A breakfast was held at Belfast Metropolitan College's Springfield campus where those following the election could watch Obama giving his victory speech on the big screen.
The event was held in partnership with the US Consulate and was attended by the US Consul General Gregory Burton.
"It's been a wonderful event, we've had lots of people come to join us to celebrate the democracy - the crowning day of democracy being election day," he said.
He said that among the many hot topics, Northern Ireland will be on the register for the American leader.
We've got a very strong relationship - political, economic and people-to-people - between the United States and Northern Ireland and we'll continue to build on that.
US Consul General Gregory Burton
He added: "There's been a strong policy direction that way from the Obama administration. I don't see any reason why they won't continue that in the second Obama administration."
He noted strong European support for Obama, who won by a majority after he took swing states Ohio and Virginia, but the consul said that the result wasn't just down to a personality contest.
"I think anytime you are dealing with the election of an American president, it's a combination of personal appeal and the policy appeal, but certainly I wouldn't underestimate the importance of the policies that candidates were promoting," he said.
Also at the event was Ulster Scots author Alister McReynolds who said that, historically, a democrat in the Oval Office was a positive thing for Northern Ireland.
"When we think back to the Clintons ... The traditional presidential attitude before the Clintons was to say: 'That's somebody else's problem or we don't get involved'.
"Clinton took chances and did get involved. The situation has moved on and we're on the cusp of the peace process, and certainly Obama has shown an interest in his Irish roots. It was worthwhile in his first term in office to visit Ireland.
"I think that (Romney) was going to be that candidate that looked in and looked at the American economy, whereas I think Obama is probably stronger in foreign policy and looking beyond America's shores."
Mr Reynolds said there was the possibility of a NI visit from Obama building on his trip to the Republic.
"He said that these four years are about building on the first four years. So it would be nice if he would include Northern Ireland in any new round of global thinking," he said.
"He would find a workforce here that was very receptive, because I think people here are very grateful to America and the part that it played in the peace process."
Northern Ireland politicians have passed on their congratulations to the President, including the First and deputy First Ministers.

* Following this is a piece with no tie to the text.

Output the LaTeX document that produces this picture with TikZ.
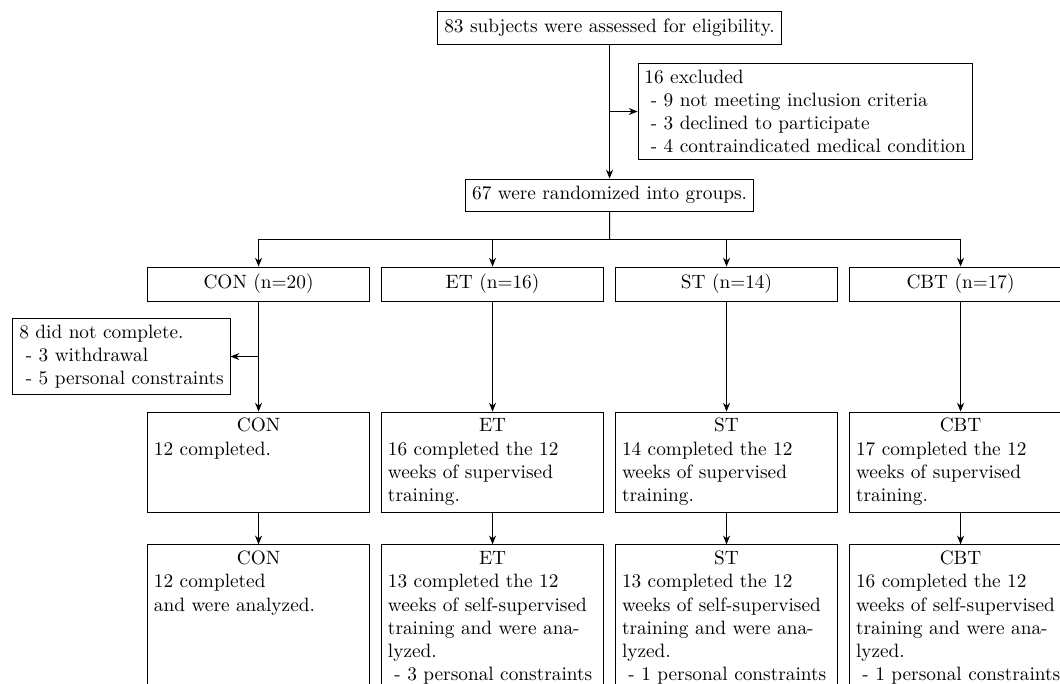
\documentclass[tikz,border=0pt]{standalone}
\usetikzlibrary{arrows.meta,positioning,calc}

\begin{document}
\begin{tikzpicture}[node distance=5mm]
      \tikzstyle{box}=[draw,line width=0.5pt,minimum height=16.6pt,inner sep=3.33pt]
      \tikzstyle{arm}=[box,minimum width=115pt,minimum height=17.6pt]
      \tikzstyle{note}=[box,align=left]
      \tikzstyle{result}=[box,text width=108.3pt,align=left,text height=7pt,text depth=38.6pt]
      \tikzstyle{final}=[result,text depth=100pt]
      \tikzstyle{arr}=[-{Stealth[length=4.5pt,width=3.6pt,inset=1.4pt]},line width=0.5pt]

      \useasboundingbox (0,0) rectangle (549pt,-354pt);
      \clip (0,0) rectangle (549pt,-354pt);

      \node[box] (assess) at (315.7pt,-14.5pt) {83 subjects were assessed for eligibility.};
      \node[box,below=69.4pt of assess] (rand) {67 were randomized into groups.};
      \coordinate (gap1) at ($(assess.south)!0.5!(rand.north)$);
      \node[note,right=14.5pt of gap1] (excl) {16 excluded\\\ - 9 not meeting inclusion criteria\\\ - 3 declined to participate\\\ - 4 contraindicated medical condition};

      \draw[arr] (assess) -- (rand);
      \draw[arr] (gap1) -- (excl);

      \node[arm,below=28.5pt of rand.south,anchor=north east,xshift=-2.85pt] (et) {ET (n=16)};
      \node[arm,left=5.7pt of et] (con) {CON (n=20)};
      \node[arm,right=5.7pt of et] (st) {ST (n=14)};
      \node[arm,right=5.7pt of st] (cbt) {CBT (n=17)};

      \coordinate (split) at ($(rand.south)!0.5!(rand.south |- et.north)$);
      \draw[line width=0.5pt] (rand) -- (split);
      \foreach \g in {con,et,st,cbt} \draw[arr] (split) -| (\g);

      \node[result,below=57pt of con] (con2) {\makebox[\linewidth]{CON}\\12 completed.};
      \node[result,below=57pt of et] (et2) {\makebox[\linewidth]{ET}\\16 completed the 12\\weeks of supervised\\training.};
      \node[result,below=57pt of st] (st2) {\makebox[\linewidth]{ST}\\14 completed the 12\\weeks of supervised\\training.};
      \node[result,below=57pt of cbt] (cbt2) {\makebox[\linewidth]{CBT}\\17 completed the 12\\weeks of supervised\\training.};

      \node[final,below=16pt of con2] (con3) {\makebox[\linewidth]{CON}\\12 completed\\and were analyzed.};
      \node[final,below=16pt of et2] (et3) {\makebox[\linewidth]{ET}\\13 completed the 12\\weeks of self-supervised\\training and were ana-\\lyzed.\\\ - 3 personal constraints};
      \node[final,below=16pt of st2] (st3) {\makebox[\linewidth]{ST}\\13 completed the 12\\weeks of self-supervised\\training and were ana-\\lyzed.\\\ - 1 personal constraints};
      \node[final,below=16pt of cbt2] (cbt3) {\makebox[\linewidth]{CBT}\\16 completed the 12\\weeks of self-supervised\\training and were ana-\\lyzed.\\\ - 1 personal constraints};

      \foreach \g in {con,et,st,cbt} {
        \draw[arr] (\g) -- (\g2);
        \draw[arr] (\g2) -- (\g3);
      }

      % dropouts in the control arm
      \coordinate (gap2) at ($(con.south)!0.5!(con2.north)$);
      \node[note,left=14.5pt of gap2] (dnc) {8 did not complete.\\\ - 3 withdrawal\\\ - 5 personal constraints};
      \draw[arr] (gap2) -- (dnc);
    \end{tikzpicture}
\end{document}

"We congratulate President Obama on his re-election," DUP leader Peter Robinson and Sinn Féin's Martin McGuinness said.
"As part of his previous term, we were fortunate to receive considerable support from President Obama and Secretary of State Clinton. We look forward to further developing this relationship."

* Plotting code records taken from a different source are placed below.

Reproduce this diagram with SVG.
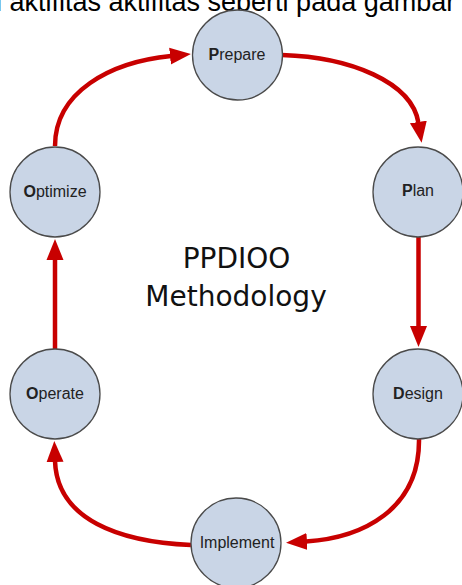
<svg xmlns="http://www.w3.org/2000/svg" width="462" height="585" viewBox="0 0 462 585">
<style>
.node circle{fill:#c9d5e6;stroke:#4a4a4a;stroke-width:1.3}
.node text{font-family:"Liberation Sans",Arial,sans-serif;font-size:16px;fill:#222;text-anchor:middle}
.node tspan.b{font-weight:bold}
.conn path{fill:none;stroke:#c80000;stroke-width:4.5}
.title{font-family:"DejaVu Sans",Verdana,sans-serif;font-size:28px;fill:#111;text-anchor:middle}
.top{font-family:"Liberation Sans",Arial,sans-serif;font-size:27px;fill:#000}
</style>
<defs>
<marker id="ah" markerUnits="userSpaceOnUse" viewBox="0 -9 21 18" markerWidth="21" markerHeight="18" refX="1" refY="0" orient="auto">
<path d="M0,-8.5 L21,0 L0,8.5 z" fill="#c80000"/>
</marker>
</defs>
<rect width="462" height="585" fill="#fff"/>
<text class="top" x="-4" y="11">i aktifitas aktifitas seperti pada gambar</text>
<g id="connectors" class="conn">
<path d="M282,55 C350,57 412,82 418.5,123" marker-end="url(#ah)"/>
<path d="M418.5,237 L418.5,327" marker-end="url(#ah)"/>
<path d="M419,439 C420,510 362,538 306,541.5" marker-end="url(#ah)"/>
<path d="M191,545 C120,542 57,520 55,461" marker-end="url(#ah)"/>
<path d="M55,349 L55,259" marker-end="url(#ah)"/>
<path d="M55,146 C55,92 110,62 171,56" marker-end="url(#ah)"/>
</g>
<g id="prepare" class="node"><circle cx="237.5" cy="55" r="45"/><text x="237" y="59.5"><tspan class="b">P</tspan>repare</text></g>
<g id="plan" class="node"><circle cx="418" cy="192" r="45"/><text x="418" y="196"><tspan class="b">P</tspan>lan</text></g>
<g id="design" class="node"><circle cx="418" cy="394" r="45"/><text x="418" y="399"><tspan class="b">D</tspan>esign</text></g>
<g id="implement" class="node"><circle cx="236" cy="543" r="45"/><text x="237" y="548">Implement</text></g>
<g id="operate" class="node"><circle cx="55" cy="394" r="45"/><text x="55" y="399"><tspan class="b">O</tspan>perate</text></g>
<g id="optimize" class="node"><circle cx="55" cy="192" r="45"/><text x="55" y="196.5"><tspan class="b">O</tspan>ptimize</text></g>
<text class="title" x="236.5" y="268">PPDIOO</text>
<text class="title" x="236" y="306">Methodology</text>
</svg>
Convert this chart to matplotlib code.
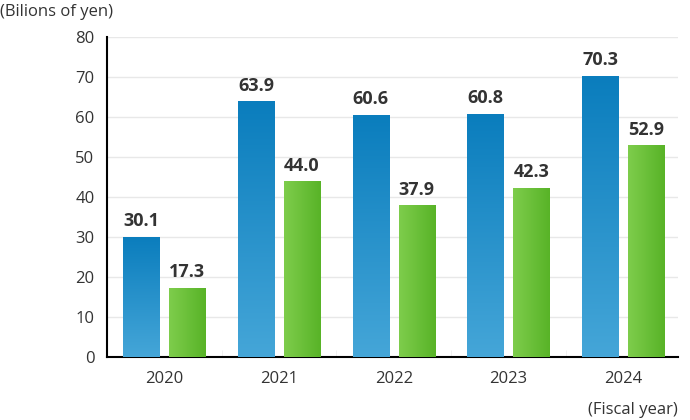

The American administration has always been a strong supporter of the peace and political process and we do not underestimate the positive role it has played over recent years.
Peter Robinson & Martin McGuinness
The Stormont leaders added: "We look forward to building upon already established strong business, cultural and government links with the USA.
"We wish President Obama, and the First Lady, every success as he begins his second term of office."
Alliance leader David Ford also wished Mr Obama well on his second term in office.
"It is with great pleasure that I welcome President Obama's re-election. America has again sent a message that they want a leader who wants to unite people both in their country and around the world," he said.
"His election four years ago was a watershed moment in American politics, the effect of which was felt across the world. I hope that with this second mandate that he will be able to further deliver on his liberal policies on foreign affairs, environmental protection, energy and equality for all.
"His visit to the Republic of Ireland was very successful where he was able to pass on his message of hope and change, so I hope during his second term in office he will be able to visit Northern Ireland."
During his 2011 visit to the Republic, President Obama acknowledged his ancestoral roots with a visit to Moneygall.
He later introduced himself to cheering crowds in Dublin as "Barack Obama ... of the Moneygall O'Bamas" and paid tribute to the strong links between Ireland and America.
"Irish signitures are on our founding documents ... There's always been a little green behind the red, white and blue," he said at the time.
In Chicago on Wednesday, President Obama, his wife Michelle and their daughters Malia and Sasha, strode to a lectern at his campaign headquarters, to the sounds of Stevie Wonder's song, 'Signed, Sealed, Delivered, I'm Yours'.
Looking visibly relieved after many long weeks of hard campaigning, the president looked on as the chant "Four more years, four more years!" resounded across the room.
His victory speech lasted for almost 25 minutes, but one message underlined his every word: "The best is yet to come, but we have more work to do."
Republican rival Mitt Romney earlier conceded defeat, phoning the president to congratulate him on his victory.
He told his supporters he and running mate Paul Ryan had "given our all" to the campaign and said he wished his Democrat opponent well.